# 25FB shower wall



## rmayhew (Mar 6, 2004)

Has anyone else had a problem with the shower walls cracking? Mine is cracked at three of the plastic rivets along the top. One crack is two feet long. It is impossible to use the shower without getting water behind the wall. I would like to hear from anyone who had this problem. My dealer said they hadn't had a problem with that at all. Let me hear from you. Thanks, and happy camping!


----------



## Y-Guy (Jan 30, 2004)

I haven't heard of this problem in the Outback before. How much did your dealer say it would cost to repair? I know some of the folks here have replaced their shower tubs and walls, so you may be able to do it yourself.


----------



## rmayhew (Mar 6, 2004)

The dealer is checking on warranty. No chance of that more than likely. I would like to hear from someone who has replaced the surround of the shower with something different. The stuff that comes in them is not very efficient nor practical. I think I might be able to use some wallboard to replace it with from the local hardware store. Anyone done this?


----------



## DaveRL (Feb 26, 2004)

I recently replaced my tub and surround. Found the surround material (4x8 sheets) at Lowe's and Home Depot. Goes on in 3 pieces and they have the finish edging and corner pieces there too. Just cut to fit and I glued it in place.

My pictures here.


----------



## rmayhew (Mar 6, 2004)

Dave, that looks great. Just what I am looking for, thanks.


----------



## rmayhew (Mar 6, 2004)

Dave,
Where did you get the shower base?


----------



## DaveRL (Feb 26, 2004)

Posted this the other day but didn't know how to link to it. Here is what I said.

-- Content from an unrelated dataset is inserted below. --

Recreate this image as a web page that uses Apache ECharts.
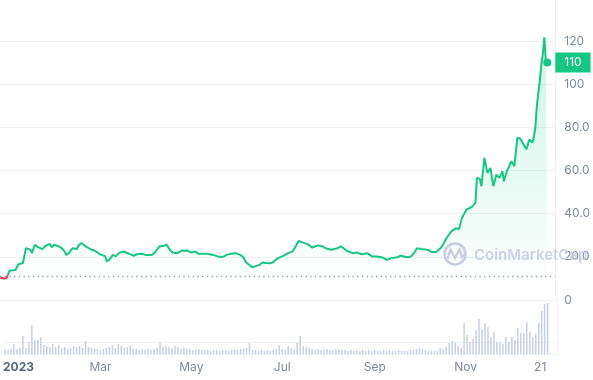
<!DOCTYPE html>
<html><head><meta charset="utf-8">
<script src="https://cdn.jsdelivr.net/npm/echarts@6/dist/echarts.min.js"></script>
<style>html,body{margin:0;padding:0;background:#fff}#c{width:593px;height:380px}</style>
</head><body><div id="c"></div>
<script>
// ---- data ----
const priceDates = [
'2022-12-27','2022-12-29','2022-12-31','2023-01-01','2023-01-02','2023-01-06','2023-01-08','2023-01-11','2023-01-13','2023-01-14',
'2023-01-16','2023-01-17','2023-01-19','2023-01-21','2023-01-24','2023-01-26','2023-01-29','2023-01-30','2023-02-01','2023-02-05',
'2023-02-07','2023-02-09','2023-02-11','2023-02-13','2023-02-16','2023-02-17','2023-02-19','2023-02-22','2023-02-25','2023-02-28',
'2023-03-03','2023-03-07','2023-03-08','2023-03-10','2023-03-12','2023-03-14','2023-03-16','2023-03-19','2023-03-21','2023-03-23',
'2023-03-26','2023-03-28','2023-03-31','2023-04-03','2023-04-07','2023-04-09','2023-04-12','2023-04-15','2023-04-17','2023-04-19',
'2023-04-21','2023-04-24','2023-04-27','2023-04-29','2023-05-01','2023-05-03','2023-05-06','2023-05-08','2023-05-11','2023-05-14',
'2023-05-18','2023-05-21','2023-05-24','2023-05-27','2023-05-30','2023-06-02','2023-06-05','2023-06-07','2023-06-09','2023-06-11',
'2023-06-13','2023-06-16','2023-06-18','2023-06-20','2023-06-22','2023-06-25','2023-06-27','2023-06-29','2023-07-01','2023-07-03',
'2023-07-07','2023-07-10','2023-07-12','2023-07-14','2023-07-16','2023-07-20','2023-07-23','2023-07-27','2023-07-30','2023-08-02',
'2023-08-05','2023-08-09','2023-08-11','2023-08-13','2023-08-15','2023-08-19','2023-08-22','2023-08-25','2023-08-29','2023-09-01',
'2023-09-04','2023-09-08','2023-09-11','2023-09-14','2023-09-18','2023-09-20','2023-09-24','2023-09-27','2023-09-29','2023-10-01',
'2023-10-04','2023-10-08','2023-10-11','2023-10-14','2023-10-17','2023-10-19','2023-10-20','2023-10-22','2023-10-24','2023-10-27',
'2023-10-29','2023-10-31','2023-11-03','2023-11-05','2023-11-07','2023-11-09','2023-11-10','2023-11-12','2023-11-13','2023-11-15',
'2023-11-17','2023-11-19','2023-11-21','2023-11-23','2023-11-25','2023-11-27','2023-11-28','2023-11-30','2023-12-03','2023-12-05',
'2023-12-07','2023-12-09','2023-12-13','2023-12-15','2023-12-17','2023-12-18','2023-12-19','2023-12-20','2023-12-21','2023-12-22',
'2023-12-23','2023-12-24','2023-12-25','2023-12-26','2023-12-27'];
const priceValues = [
10.4,10.0,10.1,11.6,13.5,13.9,16.6,17.1,24.0,24.8,
23.3,21.7,25.6,24.5,23.6,25.1,26.0,24.5,25.6,24.5,
23.3,20.9,22.0,24.0,23.6,25.1,26.4,24.8,23.6,22.8,
21.4,20.2,17.8,18.9,20.9,20.2,21.7,22.5,22.0,21.4,
20.5,21.2,21.4,20.9,20.9,22.0,24.8,25.1,25.6,23.3,
22.0,21.7,22.9,22.8,22.9,22.0,22.5,21.4,21.4,21.4,
20.9,20.2,19.9,20.9,21.4,21.7,20.9,19.9,17.4,16.3,
15.2,15.8,16.3,17.4,17.1,17.0,17.5,18.8,19.6,20.2,
21.7,22.5,24.8,27.4,26.8,25.9,24.3,25.3,24.8,23.7,
23.3,24.0,24.8,24.0,22.9,21.7,22.0,21.2,21.7,20.2,
20.2,19.7,18.6,19.4,19.8,20.6,19.8,20.2,21.7,24.0,
23.6,23.3,22.2,22.4,24.2,26.4,27.9,30.0,31.8,33.3,
32.8,38.0,41.9,42.6,43.4,45.0,56.6,56.1,52.7,65.9,
58.9,61.2,52.7,58.1,56.6,59.7,55.0,59.7,64.3,62.0,
75.2,74.7,69.8,74.4,72.9,75.5,80.0,90.0,96.0,102.0,
109.0,114.0,121.7,110.8,110.0];
const baselinePrice = 11.0;           // opening price (dotted line)
const redUntilIndex = 3;              // price stays below the opening price up to this point
const volumeStart = '2022-12-27';     // first volume bar, one bar every 2 days
const volumeStepDays = 2;
const volumeValues = [                // billions USD
0.8,0.8,1.0,2.0,1.0,1.2,3.6,1.2,2.4,5.8,
2.8,2.8,3.4,1.8,1.6,1.4,2.0,1.4,1.8,1.2,
1.4,1.0,1.2,1.6,1.4,1.6,1.2,2.6,1.4,1.2,
1.0,1.0,0.8,1.0,1.2,1.4,1.8,1.2,2.0,1.6,
1.2,1.4,1.8,1.0,1.0,0.8,1.0,0.8,1.0,0.8,
1.0,1.2,2.2,1.4,1.6,1.4,1.2,1.6,1.4,1.0,
1.2,1.0,1.0,0.8,0.8,1.0,0.8,0.8,0.8,0.6,
0.8,0.8,0.6,0.8,0.8,0.6,0.8,1.0,0.8,1.0,
1.0,1.2,2.2,0.8,0.8,0.6,0.8,0.6,0.8,0.6,
0.8,1.0,1.8,1.0,0.8,1.6,1.2,1.0,2.2,3.6,
1.6,1.4,1.2,1.0,0.8,1.0,0.8,0.8,1.0,0.8,
0.8,1.0,0.8,0.8,0.8,0.6,0.8,0.6,0.8,0.6,
0.8,0.6,0.8,0.6,0.8,0.6,0.6,0.8,0.6,0.8,
0.6,0.6,0.8,0.6,0.6,0.6,0.8,0.8,1.0,1.2,
1.0,0.8,0.6,0.6,0.6,0.6,1.2,1.0,1.4,2.2,
2.6,2.4,1.6,1.2,6.2,3.8,2.4,3.0,4.8,7.0,
5.0,6.2,5.4,3.4,4.4,2.4,2.2,2.0,3.4,2.4,
3.4,2.8,5.2,4.2,4.2,6.4,4.4,3.4,4.0,6.2,
8.6,10.0,10.2];
const priceTicks = [0, 20, 40, 60, 80, 100, 120];
const volumeGridTicks = [2.4, 10.8];
const xLabelDates = ['2023-01-01','2023-03-01','2023-05-01','2023-07-01','2023-09-01','2023-11-01','2023-12-21'];
const xLabelTexts = ['2023','Mar','May','Jul','Sep','Nov','21'];

// ---- helpers ----
function ts(s) {
  const parts = s.split(' ');
  const d = parts[0].split('-').map(Number);
  const h = parts[1] ? Number(parts[1].split(':')[0]) : 0;
  return new Date(d[0], d[1] - 1, d[2], h).getTime();
}
const xMin = ts('2022-12-26 17:00');
const xMax = ts('2024-01-01 07:00');
const priceData = priceDates.map((d, i) => [ts(d), priceValues[i]]);
const redData = priceData.slice(0, redUntilIndex + 1);
const greenData = priceData.slice(redUntilIndex);
const vs = volumeStart.split('-').map(Number);
const volumeData = volumeValues.map((v, i) => [new Date(vs[0], vs[1] - 1, vs[2] + volumeStepDays * i).getTime(), v]);
const xLabelTs = xLabelDates.map(ts);
const lastIdx = priceData.length - 1;

const GREEN = '#16c784', RED = '#ea3943', GRID = '#eff2f5', LABEL = '#808a9d';
const WM = '#c8cede';

const chart = echarts.init(document.getElementById('c'), null, {renderer: 'canvas'});
chart.setOption({
  animation: false,
  textStyle: {fontFamily: 'Inter, "Noto Sans", sans-serif'},
  grid: [
    {left: 0, right: 36, top: 0, height: 300},
    {left: 0, right: 36, top: 300, height: 54}
  ],
  xAxis: [
    {type: 'value', gridIndex: 0, min: xMin, max: xMax, scale: true,
     axisLine: {show: false}, axisTick: {show: false}, axisLabel: {show: false}, splitLine: {show: false}},
    {type: 'value', gridIndex: 1, min: xMin, max: xMax, scale: true,
     axisLine: {show: true, lineStyle: {color: GRID}}, axisTick: {show: false, customValues: xLabelTs},
     splitLine: {show: false},
     axisLabel: {
       customValues: xLabelTs, hideOverlap: false, color: LABEL, fontSize: 12, margin: 7,
       formatter: function (v) {
         const i = xLabelTs.indexOf(v);
         const t = i >= 0 ? xLabelTexts[i] : '';
         return i === 0 ? '{yr|' + t + '}' : t;
       },
       rich: {yr: {fontWeight: 'bold', color: '#58667e', fontSize: 12, padding: [0, 0, 0, 12]}}
     }}
  ],
  yAxis: [
    {type: 'value', gridIndex: 0, position: 'right', min: 0, max: 139,
     axisLine: {show: true, lineStyle: {color: GRID}},
     axisTick: {show: false, customValues: priceTicks},
     splitLine: {show: true, lineStyle: {color: GRID}},
     axisLabel: {
       customValues: priceTicks, color: LABEL, fontSize: 12, margin: 9,
       formatter: v => (v === 0 || v >= 100) ? String(v) : v.toFixed(1)
     },
     axisPointer: {
       show: true, status: 'show', value: priceValues[lastIdx], triggerTooltip: false,
       lineStyle: {opacity: 0, width: 0},
       label: {show: true, backgroundColor: GREEN, color: '#fff', fontSize: 12, padding: [4, 9, 4, 9],
               margin: 0, borderRadius: 0, formatter: p => String(Math.round(p.value))}
     }},
    {type: 'value', gridIndex: 1, position: 'right', min: 0, max: 10.8,
     axisLine: {show: true, lineStyle: {color: GRID}},
     axisTick: {show: false, customValues: volumeGridTicks},
     axisLabel: {show: false},
     splitLine: {show: true, lineStyle: {color: GRID}}}
  ],
  series: [
    {
      name: 'price', type: 'line', xAxisIndex: 0, yAxisIndex: 0, data: greenData,
      showSymbol: false, symbol: 'none', z: 3,
      lineStyle: {width: 2, color: GREEN}, itemStyle: {color: GREEN},
      areaStyle: {
        origin: baselinePrice,
        color: new echarts.graphic.LinearGradient(0, 0, 0, 1, [
          {offset: 0, color: 'rgba(22,199,132,0.30)'},
          {offset: 1, color: 'rgba(22,199,132,0.02)'}
        ])
      },
      markLine: {
        silent: true, symbol: ['none', 'none'], label: {show: false},
        lineStyle: {type: [1.3, 3.4], color: '#9aa1b1', width: 1.3},
        data: [{yAxis: baselinePrice}]
      },
      markPoint: {
        silent: true, symbol: 'circle', symbolSize: 8, label: {show: false},
        itemStyle: {color: GREEN},
        data: [{coord: priceData[lastIdx]}]
      }
    },
    {
      name: 'price-below-open', type: 'line', xAxisIndex: 0, yAxisIndex: 0, data: redData,
      showSymbol: false, symbol: 'none', z: 2,
      lineStyle: {width: 2, color: RED}, itemStyle: {color: RED},
      areaStyle: {origin: baselinePrice, color: 'rgba(234,57,67,0.05)'}
    },
    {
      name: 'volume', type: 'bar', xAxisIndex: 1, yAxisIndex: 1, data: volumeData,
      barWidth: 1.5, itemStyle: {color: '#c7cfe1'}
    }
  ],
  graphic: [
    {type: 'circle', z: 100, silent: true, shape: {cx: 455, cy: 254, r: 10.5},
     style: {fill: 'none', stroke: WM, lineWidth: 2.6}},
    {type: 'polyline', z: 100, silent: true,
     shape: {points: [[447.5, 259], [450.5, 249.5], [455, 258], [459.5, 249.5], [462, 257], [465, 254]]},
     style: {fill: 'none', stroke: WM, lineWidth: 2.4}},
    {type: 'text', z: 100, silent: true,
     style: {x: 474, y: 255, text: 'CoinMarketCap', font: '600 15px Inter, sans-serif', fill: WM,
             verticalAlign: 'middle', opacity: 0.9}}
  ]
});
</script>
</body></html>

"I've never seen RV parts at Lowe's - at least in my area. I replace my tub with one of the same manufacturer and it had to fit in the same space. Outbacks use tubs made by Duo-Form. You can order them from RV dealers but they really want to soak you. I ordered mine from RV Parts Outlet in OR. Great price fast delivery."


----------



## NDJollyMon (Aug 22, 2003)

I noticed my rivets are pulling out of the wall somewhat.


----------